10. Require retirees to purchase minimum-income annuities. To ensure that retirees do not deplete their retirement funds too quickly, individuals should be required to purchase an annuity at retirement that would pay a fixed monthly amount- say, 60 percent of their preretirement income - for the rest of their lives. Funds above the amount needed to purchase the annuity would not be restricted. After they purchased the annuity or set aside funds for its purchase, they would not have to make further contributions.
11. Guarantee that private account holders don't lose. While there is every reason to believe that all workers would be better off, government should guarantee that no one will be worse off for having opted out of the public system. At least during the transition period, the federal government should be prepared to "top up" the personal retirement account of any retiree so that the retiree could purchase a minimum-income annuity comparable to what would have been paid by Social Security.

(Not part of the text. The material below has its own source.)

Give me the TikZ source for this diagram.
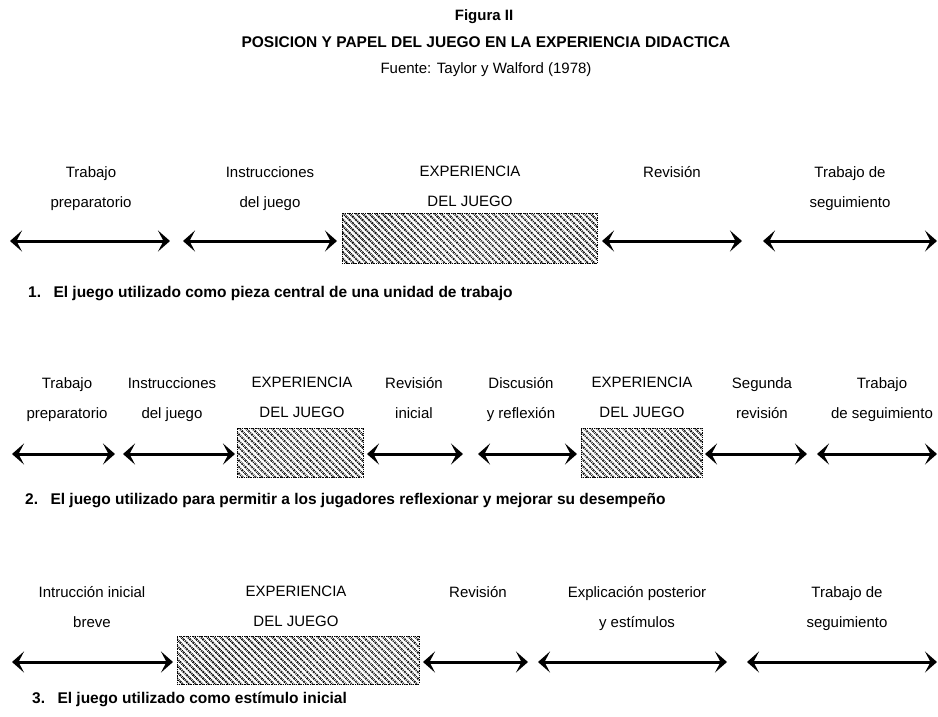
\documentclass[tikz,border=0pt]{standalone}
\usepackage{fontspec}
\setmainfont{Liberation Sans}
\usetikzlibrary{arrows.meta,patterns.meta}

\begin{document}
\begin{tikzpicture}[x=1pt,y=-1pt,
    every node/.style={inner sep=0pt},
    lbl/.style={font=\fontsize{15}{30}\selectfont, align=center, anchor=north},
    leyenda/.style={font=\fontsize{15.5}{18}\selectfont\bfseries, anchor=base west},
    juego/.style={pattern={Lines[angle=-45,distance=4.6pt,line width=2.1pt]},
      draw, densely dotted, line width=0.8pt},
    punta/.tip={Stealth[length=12pt,width=21pt,inset=5.5pt]},
    arr/.style={punta-punta, line width=3pt}
  ]
  \useasboundingbox (0,0) rectangle (938,716);

  % titulo
  \node[font=\fontsize{15}{18}\selectfont\bfseries] (fig) at (484,17) {Figura II};
  \node[font=\fontsize{15.5}{18}\selectfont\bfseries] (tit) at (486,42)
    {POSICION Y PAPEL DEL JUEGO EN LA EXPERIENCIA DIDACTICA};
  \node[font=\fontsize{15}{18}\selectfont] (src) at (486,70) {Fuente: Taylor y Walford (1978)};

  % 1. pieza central
  \node[lbl] (prep1) at (91,166) {Trabajo\\preparatorio};
  \node[lbl] (instr1) at (270,166) {Instrucciones\\del juego};
  \node[lbl] (exp1) at (470,166) {EXPERIENCIA\\DEL JUEGO};
  \node[lbl] (rev1) at (672,166) {Revisión};
  \node[lbl] (seg1) at (850,166) {Trabajo de\\seguimiento};
  \node[juego, minimum width=255pt, minimum height=50pt] (box1) at (469.5,238) {};
  \coordinate (p1a) at (10,241);  \coordinate (p1b) at (170,241);
  \coordinate (i1a) at (183,241); \coordinate (i1b) at (337,241);
  \coordinate (r1a) at (602,241); \coordinate (r1b) at (742,241);
  \coordinate (s1a) at (763,241); \coordinate (s1b) at (937,241);
  \draw[arr] (p1a) -- (p1b);
  \draw[arr] (i1a) -- (i1b);
  \draw[arr] (r1a) -- (r1b);
  \draw[arr] (s1a) -- (s1b);
  \node[leyenda] (ley1) at (28,297)
    {1.\hspace{0.8em}El juego utilizado como pieza central de una unidad de trabajo};

  % 2. reflexionar y mejorar
  \node[lbl] (prep2) at (67,377) {Trabajo\\preparatorio};
  \node[lbl] (instr2) at (172,377) {Instrucciones\\del juego};
  \node[lbl] (exp2a) at (302,377) {EXPERIENCIA\\DEL JUEGO};
  \node[lbl] (rev2) at (414,377) {Revisión\\inicial};
  \node[lbl] (disc2) at (521,377) {Discusión\\y reflexión};
  \node[lbl] (exp2b) at (642,377) {EXPERIENCIA\\DEL JUEGO};
  \node[lbl] (segu2) at (762,377) {Segunda\\revisión};
  \node[lbl] (seg2) at (882,377) {Trabajo\\de seguimiento};
  \node[juego, minimum width=126pt, minimum height=49pt] (box2a) at (300,452.5) {};
  \node[juego, minimum width=121pt, minimum height=49pt] (box2b) at (641.5,452.5) {};
  \coordinate (p2a) at (12,454);  \coordinate (p2b) at (115,454);
  \coordinate (i2a) at (123,454); \coordinate (i2b) at (235,454);
  \coordinate (r2a) at (367,454); \coordinate (r2b) at (463,454);
  \coordinate (d2a) at (478,454); \coordinate (d2b) at (577,454);
  \coordinate (u2a) at (705,454); \coordinate (u2b) at (807,454);
  \coordinate (s2a) at (817,454); \coordinate (s2b) at (937,454);
  \draw[arr] (p2a) -- (p2b);
  \draw[arr] (i2a) -- (i2b);
  \draw[arr] (r2a) -- (r2b);
  \draw[arr] (d2a) -- (d2b);
  \draw[arr] (u2a) -- (u2b);
  \draw[arr] (s2a) -- (s2b);
  \node[leyenda] (ley2) at (25,504)
    {2.\hspace{0.8em}El juego utilizado para permitir a los jugadores reflexionar y mejorar su desempeño};

  % 3. estimulo inicial
  \node[lbl] (intr3) at (92,586) {Intrucción inicial\\breve};
  \node[lbl] (exp3) at (296,586) {EXPERIENCIA\\DEL JUEGO};
  \node[lbl] (rev3) at (478,586) {Revisión};
  \node[lbl] (expl3) at (637,586) {Explicación posterior\\y estímulos};
  \node[lbl] (seg3) at (847,586) {Trabajo de\\seguimiento};
  \node[juego, minimum width=242pt, minimum height=48pt] (box3) at (298,660) {};
  \coordinate (n3a) at (12,662);  \coordinate (n3b) at (173,662);
  \coordinate (r3a) at (423,662); \coordinate (r3b) at (528,662);
  \coordinate (e3a) at (538,662); \coordinate (e3b) at (727,662);
  \coordinate (s3a) at (747,662); \coordinate (s3b) at (937,662);
  \draw[arr] (n3a) -- (n3b);
  \draw[arr] (r3a) -- (r3b);
  \draw[arr] (e3a) -- (e3b);
  \draw[arr] (s3a) -- (s3b);
  \node[leyenda] (ley3) at (32,703) {3.\hspace{0.8em}El juego utilizado como estímulo inicial};
\end{tikzpicture}
\end{document}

12. Let people choose their own retirement age. As long as individuals have sufficient funds in the account - including the credit for those who are partially under the old system - to purchase a lifetime annuity, they should be allowed to retire whenever they choose.
Conclusion. Given Social Security's shaky financial status and the baby boomers' impending retirement, the question is not whether to reform Social Security, but how. Legislation that includes these basic principles - many of which have already been tested in other countries - would solve the financing problems while ensuring the safety and solvency of seniors' retirement accounts.